**The task**
Filter the data below for the string "this" and copy each matching line.
start Material shown
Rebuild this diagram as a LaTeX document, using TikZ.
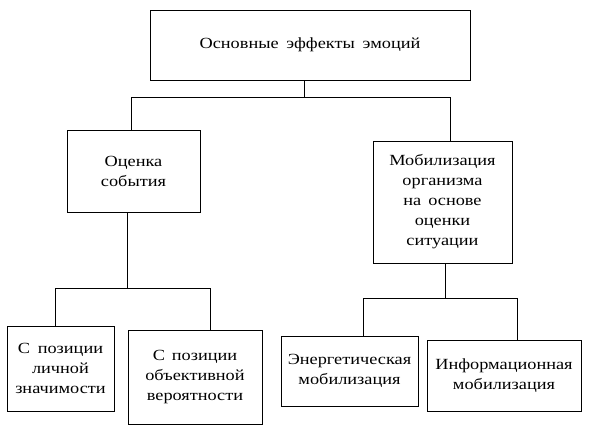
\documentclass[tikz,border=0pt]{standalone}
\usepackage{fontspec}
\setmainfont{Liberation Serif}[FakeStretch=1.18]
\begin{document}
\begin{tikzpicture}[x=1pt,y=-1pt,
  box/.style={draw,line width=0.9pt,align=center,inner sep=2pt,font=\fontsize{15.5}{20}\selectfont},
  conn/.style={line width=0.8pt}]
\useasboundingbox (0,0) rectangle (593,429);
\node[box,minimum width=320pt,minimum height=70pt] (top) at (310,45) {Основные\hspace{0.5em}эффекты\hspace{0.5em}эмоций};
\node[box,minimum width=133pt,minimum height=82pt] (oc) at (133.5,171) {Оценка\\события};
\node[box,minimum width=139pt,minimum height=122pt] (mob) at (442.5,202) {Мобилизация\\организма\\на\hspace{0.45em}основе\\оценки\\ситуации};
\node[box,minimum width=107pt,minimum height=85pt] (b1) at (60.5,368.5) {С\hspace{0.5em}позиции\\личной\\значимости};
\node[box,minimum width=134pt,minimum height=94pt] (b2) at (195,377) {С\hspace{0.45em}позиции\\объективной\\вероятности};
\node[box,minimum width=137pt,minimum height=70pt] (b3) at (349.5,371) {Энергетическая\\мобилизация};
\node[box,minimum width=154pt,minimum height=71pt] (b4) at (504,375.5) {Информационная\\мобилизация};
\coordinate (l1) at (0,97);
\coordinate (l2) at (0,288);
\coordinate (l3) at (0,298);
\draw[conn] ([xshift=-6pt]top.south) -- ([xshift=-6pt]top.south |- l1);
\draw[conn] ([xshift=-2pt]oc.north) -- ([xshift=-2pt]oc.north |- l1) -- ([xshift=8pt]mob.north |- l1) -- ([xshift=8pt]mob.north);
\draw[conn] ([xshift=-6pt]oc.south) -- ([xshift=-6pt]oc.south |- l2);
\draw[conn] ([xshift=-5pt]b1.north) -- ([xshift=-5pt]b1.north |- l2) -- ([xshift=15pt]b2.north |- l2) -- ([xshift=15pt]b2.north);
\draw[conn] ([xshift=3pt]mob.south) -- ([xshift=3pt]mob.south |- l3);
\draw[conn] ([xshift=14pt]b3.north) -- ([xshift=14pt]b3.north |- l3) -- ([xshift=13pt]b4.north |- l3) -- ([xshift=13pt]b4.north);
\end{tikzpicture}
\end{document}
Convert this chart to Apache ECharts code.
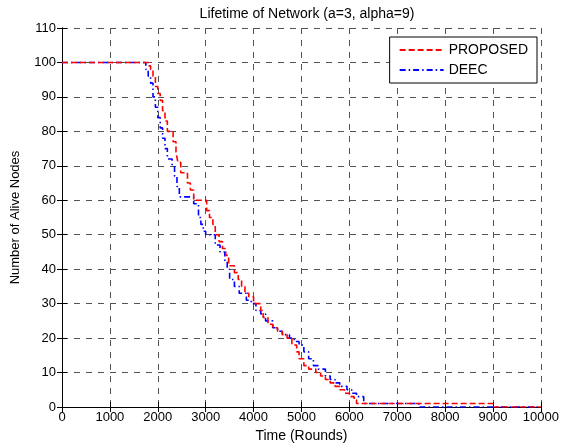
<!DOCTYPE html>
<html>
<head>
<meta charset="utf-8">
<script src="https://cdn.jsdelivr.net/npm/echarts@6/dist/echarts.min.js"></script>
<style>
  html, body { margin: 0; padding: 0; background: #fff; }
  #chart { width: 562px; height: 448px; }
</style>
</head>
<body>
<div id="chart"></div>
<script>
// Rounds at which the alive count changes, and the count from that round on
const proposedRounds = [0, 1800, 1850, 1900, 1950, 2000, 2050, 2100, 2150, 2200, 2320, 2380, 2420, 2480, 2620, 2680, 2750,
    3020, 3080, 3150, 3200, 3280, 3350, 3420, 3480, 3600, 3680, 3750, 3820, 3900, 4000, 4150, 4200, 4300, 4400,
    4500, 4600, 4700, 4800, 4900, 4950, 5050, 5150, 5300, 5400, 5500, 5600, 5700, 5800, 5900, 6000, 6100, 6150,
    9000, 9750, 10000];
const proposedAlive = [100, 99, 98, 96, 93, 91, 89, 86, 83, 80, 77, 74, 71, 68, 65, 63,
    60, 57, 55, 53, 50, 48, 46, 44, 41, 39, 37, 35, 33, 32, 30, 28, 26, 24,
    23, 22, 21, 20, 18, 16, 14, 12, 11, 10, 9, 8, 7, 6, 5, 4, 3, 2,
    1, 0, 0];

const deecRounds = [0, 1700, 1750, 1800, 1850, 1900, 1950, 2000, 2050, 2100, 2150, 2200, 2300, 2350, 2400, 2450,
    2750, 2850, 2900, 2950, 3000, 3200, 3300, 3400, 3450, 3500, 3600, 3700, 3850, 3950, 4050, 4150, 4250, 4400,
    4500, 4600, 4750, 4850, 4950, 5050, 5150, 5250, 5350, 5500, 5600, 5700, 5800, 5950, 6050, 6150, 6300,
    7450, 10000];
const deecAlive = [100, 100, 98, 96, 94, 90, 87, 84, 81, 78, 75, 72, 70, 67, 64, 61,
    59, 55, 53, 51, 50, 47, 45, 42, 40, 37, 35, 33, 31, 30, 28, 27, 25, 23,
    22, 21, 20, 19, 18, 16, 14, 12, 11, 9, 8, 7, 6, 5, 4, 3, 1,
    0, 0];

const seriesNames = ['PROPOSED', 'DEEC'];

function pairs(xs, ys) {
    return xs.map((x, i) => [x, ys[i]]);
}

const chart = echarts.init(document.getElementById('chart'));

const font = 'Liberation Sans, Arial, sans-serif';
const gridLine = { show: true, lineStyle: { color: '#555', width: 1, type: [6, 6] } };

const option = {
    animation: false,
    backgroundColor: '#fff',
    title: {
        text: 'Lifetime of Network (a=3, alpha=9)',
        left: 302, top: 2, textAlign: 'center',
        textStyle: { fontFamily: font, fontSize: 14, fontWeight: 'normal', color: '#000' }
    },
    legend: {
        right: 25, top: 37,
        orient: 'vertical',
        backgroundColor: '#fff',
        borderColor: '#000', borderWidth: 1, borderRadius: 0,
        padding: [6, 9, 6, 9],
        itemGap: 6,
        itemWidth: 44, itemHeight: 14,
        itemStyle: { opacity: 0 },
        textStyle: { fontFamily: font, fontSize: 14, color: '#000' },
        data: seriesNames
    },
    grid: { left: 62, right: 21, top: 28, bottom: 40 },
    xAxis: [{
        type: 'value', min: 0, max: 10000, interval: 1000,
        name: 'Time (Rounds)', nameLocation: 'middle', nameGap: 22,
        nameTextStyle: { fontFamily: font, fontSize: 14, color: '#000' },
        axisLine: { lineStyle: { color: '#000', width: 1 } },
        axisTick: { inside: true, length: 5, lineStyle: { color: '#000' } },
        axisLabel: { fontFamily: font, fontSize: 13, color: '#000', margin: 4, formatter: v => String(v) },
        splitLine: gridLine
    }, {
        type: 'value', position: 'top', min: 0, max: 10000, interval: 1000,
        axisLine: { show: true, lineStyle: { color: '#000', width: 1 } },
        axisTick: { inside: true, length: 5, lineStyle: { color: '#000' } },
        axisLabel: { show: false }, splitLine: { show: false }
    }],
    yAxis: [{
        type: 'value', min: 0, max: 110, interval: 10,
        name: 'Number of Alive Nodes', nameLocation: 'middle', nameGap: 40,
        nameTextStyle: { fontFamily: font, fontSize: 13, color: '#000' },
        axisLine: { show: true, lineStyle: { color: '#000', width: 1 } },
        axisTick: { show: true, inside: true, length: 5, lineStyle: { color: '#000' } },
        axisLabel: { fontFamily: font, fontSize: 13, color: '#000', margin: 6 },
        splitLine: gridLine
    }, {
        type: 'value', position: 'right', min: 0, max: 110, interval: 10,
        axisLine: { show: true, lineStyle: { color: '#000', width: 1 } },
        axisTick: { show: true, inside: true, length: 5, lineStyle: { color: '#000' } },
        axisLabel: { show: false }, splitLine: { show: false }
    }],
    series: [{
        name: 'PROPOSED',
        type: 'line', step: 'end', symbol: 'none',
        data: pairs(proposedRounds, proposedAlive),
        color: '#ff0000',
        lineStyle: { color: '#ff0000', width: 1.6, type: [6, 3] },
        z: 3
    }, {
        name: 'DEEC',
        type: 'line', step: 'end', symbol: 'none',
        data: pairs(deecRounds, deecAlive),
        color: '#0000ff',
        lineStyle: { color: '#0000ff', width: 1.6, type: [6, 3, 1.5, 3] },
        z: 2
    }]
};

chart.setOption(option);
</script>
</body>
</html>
end Material shown
**Final result**
Rebuild this diagram as a LaTeX document, using TikZ.
Convert this chart to Apache ECharts code.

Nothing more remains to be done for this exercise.